Marc Chagall Russian, French, 1887-1985
"When I am finishing a picture, I hold some God-made object up to it-a rock, a flower, the branch of a tree or my hand as a final test. If the painting stands up beside a thing man cannot make, the painting is authentic. If there's a clash between the two, it's bad art"
-Marc Chagall
Marc Chagall (6 July 1887 - 28 March 1985) was a Belarusian-born French artist. An early modernist, Chagall was associated with the École de Paris as well as several major artist styles and created works in a wide range of artistic formats, including painting, drawings, book illustrations, stained glass, stage sets, ceramics, tapestries and prints.
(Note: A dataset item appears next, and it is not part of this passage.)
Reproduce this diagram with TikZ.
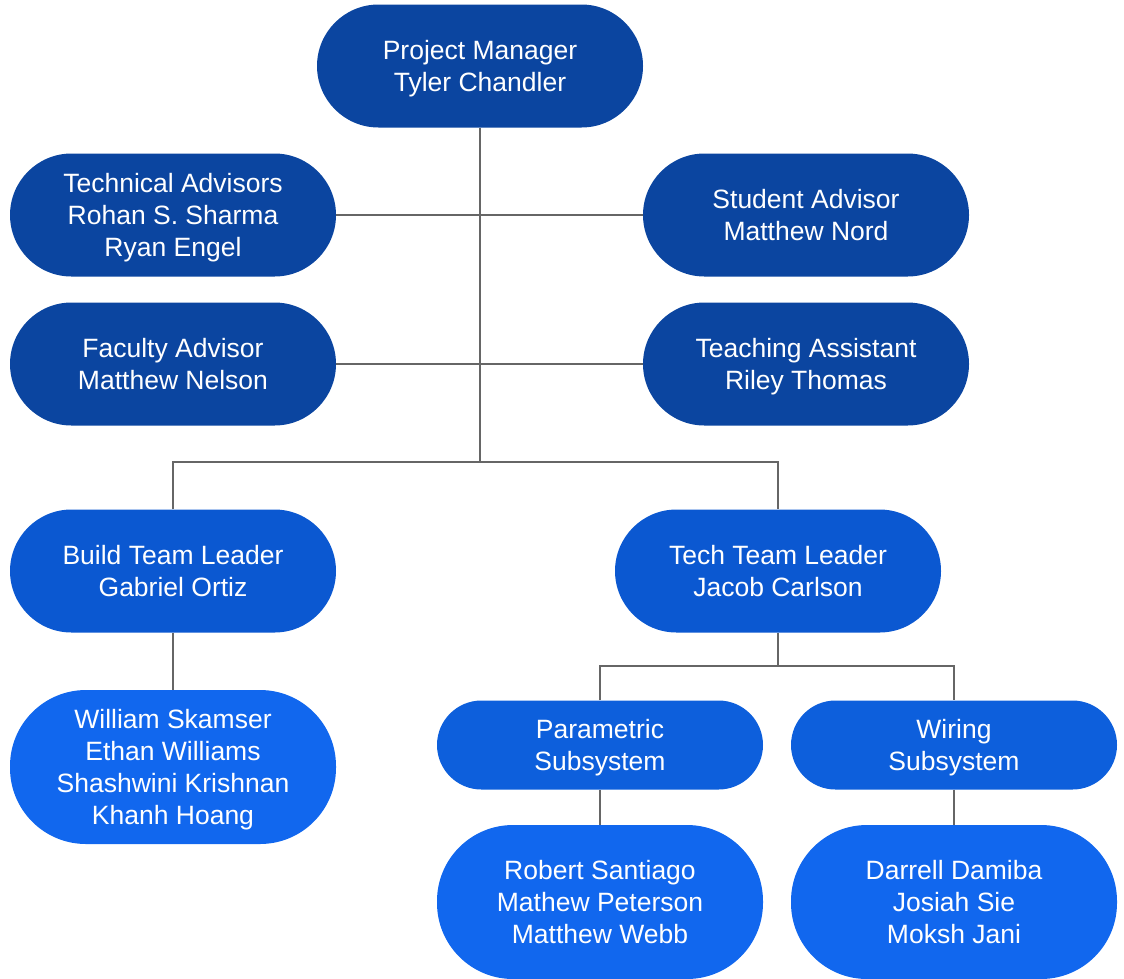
\documentclass[tikz,border=0pt]{standalone}
\usepackage{fontspec}
\setmainfont{Liberation Sans}
\usetikzlibrary{backgrounds}
\definecolor{lead}{HTML}{0B45A0}
\definecolor{team}{HTML}{0B58D1}
\definecolor{subsys}{HTML}{0D5FDC}
\definecolor{member}{HTML}{1167EE}
\definecolor{wire}{HTML}{666666}
\tikzset{
  x=1pt, y=-1pt,
  pill/.style={rectangle, inner sep=0pt, text=white, align=center,
    minimum width=326pt, minimum height=123pt, rounded corners=61.5pt,
    text depth=0pt,
    font=\fontsize{26.5}{32}\selectfont},
  tall/.style={pill, minimum height=154pt, rounded corners=76pt},
  slim/.style={pill, minimum height=89pt, rounded corners=44.5pt},
  link/.style={draw=wire, line width=2pt},
}
\begin{document}
\begin{tikzpicture}
\useasboundingbox (0,0) rectangle (1124,978);
% management layer
\node[pill, fill=lead] (pm)  at (480,66)  {Project Manager\\Tyler Chandler};
\node[pill, fill=lead] (tech) at (173,215) {Technical Advisors\\Rohan S. Sharma\\Ryan Engel};
\node[pill, fill=lead] (stud) at (806,215) {Student Advisor\\Matthew Nord};
\node[pill, fill=lead] (fac)  at (173,364) {Faculty Advisor\\Matthew Nelson};
\node[pill, fill=lead] (ta)   at (806,364) {Teaching Assistant\\Riley Thomas};
% team leaders
\node[pill, fill=team] (build) at (173,571) {Build Team Leader\\Gabriel Ortiz};
\node[pill, fill=team] (techl) at (778,571) {Tech Team Leader\\Jacob Carlson};
% build team members
\node[tall, fill=member] (bmem) at (173,767) {William Skamser\\Ethan Williams\\Shashwini Krishnan\\Khanh Hoang};
% subsystems
\node[slim, fill=subsys] (param) at (600,745) {Parametric\\Subsystem};
\node[slim, fill=subsys] (wiring) at (954,745) {Wiring\\Subsystem};
\node[tall, fill=member] (pmem) at (600,902) {Robert Santiago\\Mathew Peterson\\Matthew Webb};
\node[tall, fill=member] (wmem) at (954,902) {Darrell Damiba\\Josiah Sie\\Moksh Jani};
% junction points
\coordinate (hub) at (480,462);
\coordinate (split) at (778,666);
\begin{scope}[on background layer]
\draw[link] (pm.south) -- (hub);
\draw[link] (tech.east) -- (stud.west);
\draw[link] (fac.east) -- (ta.west);
\draw[link] (build.north) |- (hub) -| (techl.north);
\draw[link] (build.south) -- (bmem.north);
\draw[link] (techl.south) -- (split);
\draw[link] (param.north) |- (split) -| (wiring.north);
\draw[link] (param.south) -- (pmem.north);
\draw[link] (wiring.south) -- (wmem.north);
\end{scope}
\end{tikzpicture}
\end{document}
Chagall was born in 1887, into a Jewish family near Vitebsk (today - Belarus but at that time in the Pale of Settlement of the Russian Empire). Before World War I he travelled between Saint Petersburg, Paris and Berlin, during which time he created his signature style of modern art, based on his ideas of Eastern Europe and Jewish folklore. His work during this period anticipated the dream-like imagery of the Surrealism movement.
Chagall spent the wartime years in his native Belarus, becoming one of the country's most distinguished artists and a member of the modernist avant-garde, founding the Vitebsk Arts College. During World War II he escaped occupied France to the United States, where he lived in New York for seven years before returning to France in 1948.
Chagall has been referred to as "the quintessential Jewish artist of the twentieth century" (Robert Hughes), "the last survivor of the first generation of European modernists" (Michael J. Lewis) and "respected as the world's pre-eminent Jewish artist (Jonathan McAloon).